Ok, this problem is NOT solved! It worked until the next reboot, then the max screen resolution I can get is 1024x768, and I CANNOT get any 16x9 resolutions. And besides all that, Ubuntu decided to change a USB drive that I had plugged in to an EXT drive. It had been an NTFS, and, needless to say, none of the data on the drive is available. I have an NTFS recovery program available and will be able to get my data back but THIS IS INEXCUSIBLE! Is there any way to recover my Lucid Lynx that worked so well? I don't think Precise is quite ready for prime time.

Revision history for this message
actionparsnip (andrew-woodhead666) said :
#6

You will need to reinstall to get back to Lucid. Lucid is EOL in April next year. Precise works fine here on 13 systems so your "Precise is quite ready for prime time." is false.

Revision history for this message
Grey Blackbeard (blackbeard2) said :
#7

Ok, Andrew, maybe I did speak too soon. I have had very good luck with Lucid and with Ubuntu in general. I have 2 machines, both older, running Ubuntu, one still running Lucid and this one running Precise. When I wrote the last note I was more than a little upset. Apparently I had an incident that was really off the wall that I would have never expected. I was using the computer during bad weather and our power went off. I went to bed, not even giving the computer a second thought. I had a 500 gig external drive plugged in to it, and apparently when the power came back on the computer came back on too (normal) and Ubuntu formatted my NTFS drive to EXT... I had a bunch of audio books on it, about 30 gig worth. The format was good....but not the books! It might be worth checking and see why it happened without any prompts. For me, the problem is all fixed now.
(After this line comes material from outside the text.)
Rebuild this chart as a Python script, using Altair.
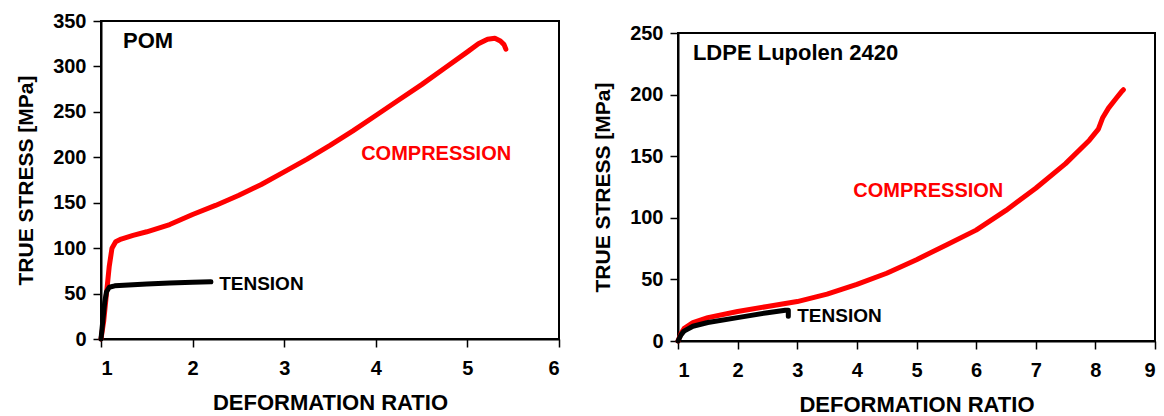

The video problem is an ongoing thing with the Nvidia card and drivers to make everything work correctly. I think the best solution is to swap my 22" widescreen monitor for another 19" standard monitor that I have here. That will cut the required resolution that the video card is required to put out and I need the big monitor for another machine anyway. The card has always output correct resolutions for smaller 4x3 monitors, it just doesn't like running 1980x resolution. It did work well at the higher resolution with Lucid. But I have never been one to give up because I have almost always been able to get Ubuntu to do what I wanted it to if I tinkered with it enough.

Thanks for your responses. Let me know if Nvidia actually comes up with better drivers, and let me know if you find out why Ubuntu formatted my drive without giving me any prompts. I realize that it could have given a prompt that timed out, but it should have defaulted to "NO".

Revision history for this message
Eldon R. Brown (eldonb) said :
#8

OK, after may hours invested in trying to get 12.04.1 3D Unity to work, I have done everything suggested by HTH, and it is still not working correctly in 3D. I have also tried installing suggested external Hardware Drivers, now all I have a black screen with ASCII login.

Can anyone suggest another Video Card to replace the Nvidia card, that will work Plug-n-play with 12.04.1?
I would like a solution with multiple displays.

I am ready to bite the bullet and abandon Nvidia for something that just works.